Hedge-Fund Owner Peregrine Considers Split to Boost Returns

JOHANNESBURG (Capital Markets in Africa) – Peregrine Holdings Ltd., the operator of South Africa’s oldest hedge fund, is considering a plan to split the company by using profits from its stockbroking and wealth-management units to create a new investment firm. The stock surged the most in a year.

The company, which also owns half of advisory business Java Capital, has about 1.5 billion rand ($115 million) of surplus cash on its balance sheet that could be used to start the venture, Chief Executive Officer Jonathan Hertz, 44, said in an interview at Bloomberg’s Johannesburg office. The board still has to make a final decision and the proposal is one of the options it’s looking at, he said.

“The accumulated profit that Peregrine earned over the years and hasn’t been paid out as dividends has become substantial and materially exceeds the assets that are needed to run the business,” he said this week. The company is now “seriously considering whether to return the excess money to shareholders either directly or in the form of an investment vehicle given to shareholders that they can own.”

Peregrine, which had 105 billion rand under management as of Sept. 30, is seeking ways to divorce the balance sheet of the parent company from its operating units. Having a separate operating business will make it easier to value the company because it will avoid some of the volatility to earnings that comes with investing excess funds in capital markets. The surplus comprises about 600 million rand invested in hedge funds, including Peregrine Capital, 350 million rand from Channel Islands-based Stenham Ltd., as well as other sundry investments.

The company’s share price surged as much as 6.7 percent, the most in more than a year on an intraday basis, before paring gains to trade 0.9 percent up at 26.93 rand as of 4:12 p.m. in Johannesburg. Share volumes were 2.2 times the three-month daily average. Peregrine has a market value of 6.1 billion rand.

“One of the problems Peregrine has is that it has quite a big balance sheet relative to its size,” Hertz said. “You invest your money in things that go up and go down so your earnings don’t have a smooth road. There’s quite a bit of work being done to explore a restructuring of the business, splitting out the balance sheet from the rest.”

Bradley Preston, a fund manager at Cape Town-based Mergence Asset Managers Ltd., which owns shares in Peregrine, said the company’s underlying businesses are expected to keep producing sound earnings.

“For a while Peregrine has been a potential take-out target and excess capital on the balance sheet makes that attractive, but no buyer has been successful as yet,” Preston said by email. “This proposed split could be an alternative way to unlock value.”

‘Focusing Business’
Should the board decide to separate the excess capital from the company’s divisions, the operating business would likely pay out almost all of its profit, less any required working capital increases, in dividends, he said. The new investment vehicle envisaged in the proposal would be able to take on additional capital, hold about half of its assets offshore and possibly trade at a discount to its net asset value, Hertz said.
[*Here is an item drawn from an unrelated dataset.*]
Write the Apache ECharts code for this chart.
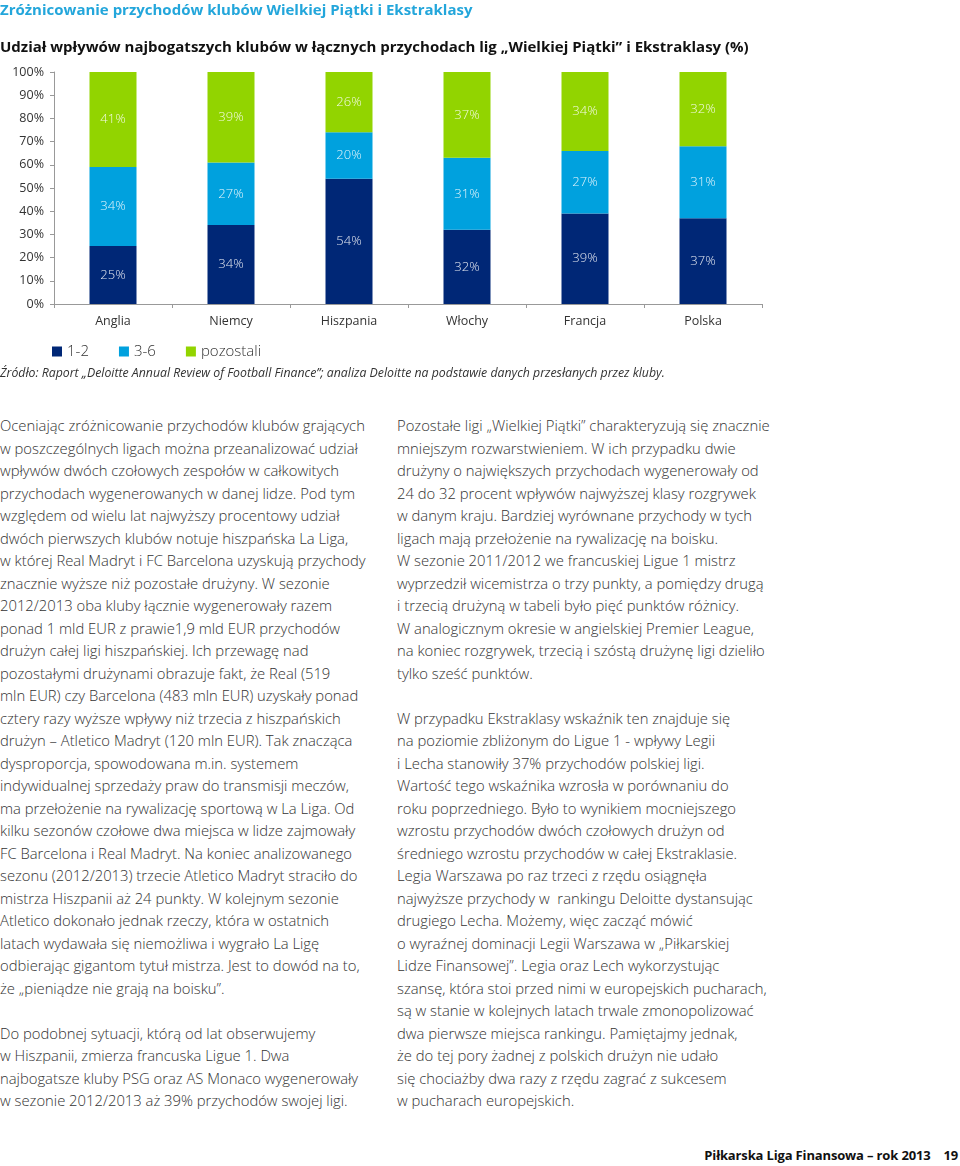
<!DOCTYPE html>
<html lang="pl">
<head>
<meta charset="utf-8">
<script src="https://cdn.jsdelivr.net/npm/echarts@6/dist/echarts.min.js"></script>
<style>
  html, body { margin: 0; padding: 0; background: #fff; }
  body { width: 960px; height: 1166px; position: relative; overflow: hidden; font-family: "Open Sans", "Noto Sans", sans-serif; }
  #chart { position: absolute; left: 0; top: 0; width: 960px; height: 400px; }
  .abs { position: absolute; white-space: nowrap; }
  #title { left: 0; top: 0; font-size: 15px; font-weight: bold; color: #23A6DB; line-height: 18px; }
  #subtitle { left: 0; top: 37px; font-size: 15px; font-weight: bold; color: #111; line-height: 18px; }
  #source { left: 0; top: 365px; font-size: 12.3px; font-style: italic; color: #333; line-height: 16px; font-family: "Liberation Sans Narrow", "Open Sans", sans-serif; }
  .col { position: absolute; top: 414px; font-size: 14.8px; font-weight: 300; color: #333; line-height: 22.53px; }
  .col div { white-space: nowrap; height: 22.53px; }
  #left { left: 0; }
  #right { left: 397px; }
  #footer { right: 2px; top: 1146px; font-size: 13px; letter-spacing: -0.15px; font-weight: bold; color: #111; line-height: 18px; }
</style>
</head>
<body>
<div id="chart"></div>
<div id="title" class="abs">Zróżnicowanie przychodów klubów Wielkiej Piątki i Ekstraklasy</div>
<div id="subtitle" class="abs">Udział wpływów najbogatszych klubów w łącznych przychodach lig „Wielkiej Piątki” i Ekstraklasy (%)</div>
<div id="source" class="abs">Źródło: Raport „Deloitte Annual Review of Football Finance”; analiza Deloitte na podstawie danych przesłanych przez kluby.</div>
<div id="left" class="col">
<div>Oceniając zróżnicowanie przychodów klubów grających</div>
<div>w poszczególnych ligach można przeanalizować udział</div>
<div>wpływów dwóch czołowych zespołów w całkowitych</div>
<div>przychodach wygenerowanych w danej lidze. Pod tym</div>
<div>względem od wielu lat najwyższy procentowy udział</div>
<div>dwóch pierwszych klubów notuje hiszpańska La Liga,</div>
<div>w której Real Madryt i FC Barcelona uzyskują przychody</div>
<div>znacznie wyższe niż pozostałe drużyny. W sezonie</div>
<div>2012/2013 oba kluby łącznie wygenerowały razem</div>
<div>ponad 1 mld EUR z prawie1,9 mld EUR przychodów</div>
<div>drużyn całej ligi hiszpańskiej. Ich przewagę nad</div>
<div>pozostałymi drużynami obrazuje fakt, że Real (519</div>
<div>mln EUR) czy Barcelona (483 mln EUR) uzyskały ponad</div>
<div>cztery razy wyższe wpływy niż trzecia z hiszpańskich</div>
<div>drużyn – Atletico Madryt (120 mln EUR). Tak znacząca</div>
<div>dysproporcja, spowodowana m.in. systemem</div>
<div>indywidualnej sprzedaży praw do transmisji meczów,</div>
<div>ma przełożenie na rywalizację sportową w La Liga. Od</div>
<div>kilku sezonów czołowe dwa miejsca w lidze zajmowały</div>
<div>FC Barcelona i Real Madryt. Na koniec analizowanego</div>
<div>sezonu (2012/2013) trzecie Atletico Madryt straciło do</div>
<div>mistrza Hiszpanii aż 24 punkty. W kolejnym sezonie</div>
<div>Atletico dokonało jednak rzeczy, która w ostatnich</div>
<div>latach wydawała się niemożliwa i wygrało La Ligę</div>
<div>odbierając gigantom tytuł mistrza. Jest to dowód na to,</div>
<div>że „pieniądze nie grają na boisku”.</div>
<div></div>
<div>Do podobnej sytuacji, którą od lat obserwujemy</div>
<div>w Hiszpanii, zmierza francuska Ligue 1. Dwa</div>
<div>najbogatsze kluby PSG oraz AS Monaco wygenerowały</div>
<div>w sezonie 2012/2013 aż 39% przychodów swojej ligi.</div>
</div>
<div id="right" class="col">
<div>Pozostałe ligi „Wielkiej Piątki” charakteryzują się znacznie</div>
<div>mniejszym rozwarstwieniem. W ich przypadku dwie</div>
<div>drużyny o największych przychodach wygenerowały od</div>
<div>24 do 32 procent wpływów najwyższej klasy rozgrywek</div>
<div>w danym kraju. Bardziej wyrównane przychody w tych</div>
<div>ligach mają przełożenie na rywalizację na boisku.</div>
<div>W sezonie 2011/2012 we francuskiej Ligue 1 mistrz</div>
<div>wyprzedził wicemistrza o trzy punkty, a pomiędzy drugą</div>
<div>i trzecią drużyną w tabeli było pięć punktów różnicy.</div>
<div>W analogicznym okresie w angielskiej Premier League,</div>
<div>na koniec rozgrywek, trzecią i szóstą drużynę ligi dzieliło</div>
<div>tylko sześć punktów.</div>
<div></div>
<div>W przypadku Ekstraklasy wskaźnik ten znajduje się</div>
<div>na poziomie zbliżonym do Ligue 1 - wpływy Legii</div>
<div>i Lecha stanowiły 37% przychodów polskiej ligi.</div>
<div>Wartość tego wskaźnika wzrosła w porównaniu do</div>
<div>roku poprzedniego. Było to wynikiem mocniejszego</div>
<div>wzrostu przychodów dwóch czołowych drużyn od</div>
<div>średniego wzrostu przychodów w całej Ekstraklasie.</div>
<div>Legia Warszawa po raz trzeci z rzędu osiągnęła</div>
<div>najwyższe przychody w&nbsp; rankingu Deloitte dystansując</div>
<div>drugiego Lecha. Możemy, więc zacząć mówić</div>
<div>o wyraźnej dominacji Legii Warszawa w „Piłkarskiej</div>
<div>Lidze Finansowej”. Legia oraz Lech wykorzystując</div>
<div>szansę, która stoi przed nimi w europejskich pucharach,</div>
<div>są w stanie w kolejnych latach trwale zmonopolizować</div>
<div>dwa pierwsze miejsca rankingu. Pamiętajmy jednak,</div>
<div>że do tej pory żadnej z polskich drużyn nie udało</div>
<div>się chociażby dwa razy z rzędu zagrać z sukcesem</div>
<div>w pucharach europejskich.</div>
</div>
<div id="footer" class="abs">Piłkarska Liga Finansowa – rok 2013&nbsp;&nbsp;&nbsp;&nbsp;19</div>
<script>
const categories = ['Anglia', 'Niemcy', 'Hiszpania', 'Włochy', 'Francja', 'Polska'];
const seriesNames = ['1-2', '3-6', 'pozostali'];
const top2Share = [25, 34, 54, 32, 39, 37];
const next4Share = [34, 27, 20, 31, 27, 31];
const restShare = [41, 39, 26, 37, 34, 32];
const yTicks = [0, 10, 20, 30, 40, 50, 60, 70, 80, 90, 100];

const colors = ['#002776', '#00A1DE', '#92D400'];
const values = [top2Share, next4Share, restShare];
const fontFam = '"Open Sans", "Noto Sans", sans-serif';

const chart = echarts.init(document.getElementById('chart'), null, { renderer: 'canvas' });
chart.setOption({
  animation: false,
  textStyle: { fontFamily: fontFam },
  grid: { left: 54, right: 198, top: 72, bottom: 96, containLabel: false },
  legend: {
    data: seriesNames,
    left: 47, top: 339,
    icon: 'rect', itemWidth: 10, itemHeight: 10, itemGap: 30,
    textStyle: { fontSize: 15, color: '#333', fontFamily: fontFam, fontWeight: 300 }
  },
  xAxis: {
    type: 'category',
    data: categories,
    axisLine: { lineStyle: { color: '#999', width: 1 } },
    axisTick: { show: true, length: 4, lineStyle: { color: '#999' } },
    axisLabel: { fontSize: 12.5, color: '#333', margin: 11, fontFamily: fontFam }
  },
  yAxis: {
    type: 'value',
    min: yTicks[0], max: yTicks[yTicks.length - 1], interval: 10,
    splitLine: { show: false },
    axisLine: { show: true, lineStyle: { color: '#999', width: 1 } },
    axisTick: { show: true, length: 4, lineStyle: { color: '#999' } },
    axisLabel: { fontSize: 12.5, color: '#333', margin: 10, formatter: '{value}%', fontFamily: fontFam }
  },
  series: seriesNames.map((name, i) => ({
    name: name,
    type: 'bar',
    stack: 'total',
    barWidth: 47,
    data: values[i],
    itemStyle: { color: colors[i] },
    label: {
      show: true, position: 'inside',
      formatter: '{c}%',
      color: 'rgba(255,255,255,0.88)',
      fontSize: 13, fontFamily: fontFam, fontWeight: 300
    }
  }))
});
</script>
</body>
</html>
“It’s a focusing of the business,” he said.

The shakeup comes as Hertz gets ready to step down as CEO at the end of June to devote more time to Alpha Capital Management, a Bermuda-based investment-management business he started in 2008. A split would make it easier for the new person to run the operations, he said, adding that there are several potential candidates vying for the post.

The stock has more than tripled since he took the post in April 2013, exceeding the 49 percent gain of the FTSE/JSE Africa All Share Index.

The new investment vehicle may seed nascent financial-services companies that Peregrine hopes to grow into major players, Hertz said. They would join Peregrine stablemates such as Citadel Investment Services in Cape Town, stockbroker Peregrine Securities in Johannesburg, and Stenham, which offers asset management, trust and fiduciary services.

“This business makes 600 million to 700 million rand of cash a year but actually one of the more complex decisions is deciding what to do with the cash,” Hertz said. “To be in a listed environment is quite a tough situation. And when you’ve got complexities in your business and when people can’t value it easily, it’s exacerbated the problem.”